— start —

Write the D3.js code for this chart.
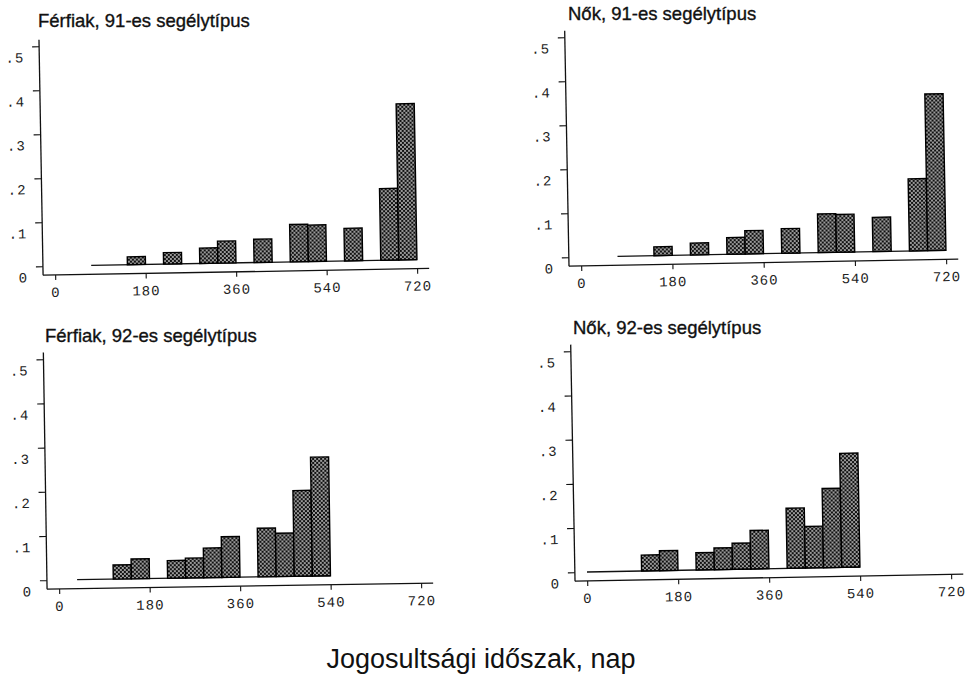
<!DOCTYPE html>
<html>
<head>
<meta charset="utf-8">
<script src="https://cdn.jsdelivr.net/npm/d3@7/dist/d3.min.js"></script>
<style>
  html, body { margin: 0; padding: 0; background: #fff; }
  svg { display: block; }
  .title { font-family: "Liberation Sans", Arial, sans-serif; font-size: 18.5px; fill: #111; stroke: #111; stroke-width: 0.35px; }
  .caption { font-family: "Liberation Sans", Arial, sans-serif; font-size: 27px; fill: #111; }
  .tick text { font-family: "Liberation Mono", "DejaVu Sans Mono", monospace; font-size: 14px; fill: #222; letter-spacing: 1px; }
</style>
</head>
<body>
<svg id="chart" width="967" height="678"></svg>
<script>
// Histogram bins are 36 days wide; each series starts at its own first bin.
const binWidth = 36;
const xTicks = [0, 180, 360, 540, 720];
const xTickLabels = ["0", "180", "360", "540", "720"];
const yTicks = [0, 0.1, 0.2, 0.3, 0.4, 0.5];
const yTickLabels = ["0", ".1", ".2", ".3", ".4", ".5"];

const titles = [
  "Férfiak, 91-es segélytípus",
  "Nők, 91-es segélytípus",
  "Férfiak, 92-es segélytípus",
  "Nők, 92-es segélytípus"
];

// Relative frequencies per 36-day bin
const ferfiak91Start = 72;
const ferfiak91 = [0, 0, 0.018, 0, 0.026, 0, 0.035, 0.050, 0, 0.053, 0, 0.085, 0.083, 0, 0.074, 0, 0.163, 0.355];
const nok91Start = 72;
const nok91 = [0, 0, 0.020, 0, 0.027, 0, 0.038, 0.053, 0, 0.056, 0, 0.088, 0.086, 0, 0.078, 0, 0.164, 0.356];
const ferfiak92Start = 36;
const ferfiak92 = [0, 0, 0.032, 0.045, 0, 0.040, 0.045, 0.067, 0.092, 0, 0.110, 0.098, 0.194, 0.269];
const nok92Start = 0;
const nok92 = [0, 0, 0, 0.036, 0.045, 0, 0.039, 0.049, 0.059, 0.087, 0, 0.136, 0.094, 0.179, 0.258];

const captionText = "Jogosultsági időszak, nap";

// Panel placement: pixel position of day 0 / day 720 and value 0 / 0.5
const panels = [
  { title: titles[0], values: ferfiak91, start: ferfiak91Start, x0: 55,  x1: 417, y0: 266, y1: 46,  tx: 38,  ty: 27,  rot: -1.0 },
  { title: titles[1], values: nok91,     start: nok91Start,     x0: 581, x1: 946, y0: 257, y1: 37,  tx: 568, ty: 20,  rot: -1.05 },
  { title: titles[2], values: ferfiak92, start: ferfiak92Start, x0: 59,  x1: 421, y0: 580, y1: 359, tx: 45,  ty: 342, rot: -0.9 },
  { title: titles[3], values: nok92,     start: nok92Start,     x0: 587, x1: 951, y0: 572, y1: 351, tx: 573, ty: 334, rot: -1.05 }
];

const svg = d3.select("#chart");

// Fine checkered fill used for the bars
const defs = svg.append("defs");
const pat = defs.append("pattern")
  .attr("id", "checker")
  .attr("patternUnits", "userSpaceOnUse")
  .attr("width", 4).attr("height", 4);
pat.append("rect").attr("width", 4).attr("height", 4).attr("fill", "#9a9a9a");
pat.append("rect").attr("x", 0).attr("y", 0).attr("width", 2).attr("height", 2).attr("fill", "#111");
pat.append("rect").attr("x", 2).attr("y", 2).attr("width", 2).attr("height", 2).attr("fill", "#111");

panels.forEach(p => {
  const x = d3.scaleLinear().domain([0, 720]).range([p.x0, p.x1]);
  const y = d3.scaleLinear().domain([0, 0.5]).range([p.y0, p.y1]);

  svg.append("text")
    .attr("class", "title")
    .attr("x", p.tx).attr("y", p.ty)
    .text(p.title);

  const g = svg.append("g")
    .attr("transform", `rotate(${p.rot},${p.x0},${p.y0})`);

  const axisGap = 9;          // x-axis sits a little below the zero line
  const xLeft = x(-24);

  // x axis
  const xAxis = d3.axisBottom(x)
    .tickValues(xTicks)
    .tickFormat((d, i) => xTickLabels[i])
    .tickSize(5)
    .tickPadding(7);
  const gx = g.append("g")
    .attr("transform", `translate(0,${p.y0 + axisGap})`)
    .call(xAxis);
  gx.select(".domain").remove();
  gx.selectAll(".tick line").attr("stroke", "#111").attr("stroke-width", 1.1);
  g.append("line")
    .attr("x1", xLeft).attr("x2", x(744))
    .attr("y1", p.y0 + axisGap).attr("y2", p.y0 + axisGap)
    .attr("stroke", "#111").attr("stroke-width", 1.3);

  // y axis
  const yAxis = d3.axisLeft(y)
    .tickValues(yTicks)
    .tickFormat((d, i) => yTickLabels[i])
    .tickSize(7)
    .tickPadding(8);
  const gy = g.append("g")
    .attr("transform", `translate(${xLeft},0)`)
    .call(yAxis);
  gy.select(".domain").remove();
  gy.selectAll(".tick line").attr("stroke", "#111").attr("stroke-width", 1.1);
  gy.selectAll(".tick text").attr("dy", "1.1em");
  g.append("line")
    .attr("x1", xLeft).attr("x2", xLeft)
    .attr("y1", y(0.515)).attr("y2", p.y0 + axisGap)
    .attr("stroke", "#111").attr("stroke-width", 1.3);

  // histogram bins
  const bins = p.values.map((v, i) => ({ a: p.start + i * binWidth, b: p.start + (i + 1) * binWidth, v }));
  const last = bins[bins.length - 1].b;

  g.append("line")
    .attr("x1", x(p.start)).attr("x2", x(last))
    .attr("y1", y(0)).attr("y2", y(0))
    .attr("stroke", "#111").attr("stroke-width", 1.3);

  g.selectAll("rect.bar")
    .data(bins.filter(d => d.v > 0))
    .join("rect")
    .attr("class", "bar")
    .attr("x", d => x(d.a))
    .attr("width", d => x(d.b) - x(d.a))
    .attr("y", d => y(d.v))
    .attr("height", d => y(0) - y(d.v))
    .attr("fill", "url(#checker)")
    .attr("stroke", "#000")
    .attr("stroke-width", 1.4);
});

svg.append("text")
  .attr("class", "caption")
  .attr("x", 481).attr("y", 668)
  .attr("text-anchor", "middle")
  .text(captionText);
</script>
</body>
</html>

— end —

Report how many lines of the listing hold the word "chart", with nothing but the number.

## Exercise answer
3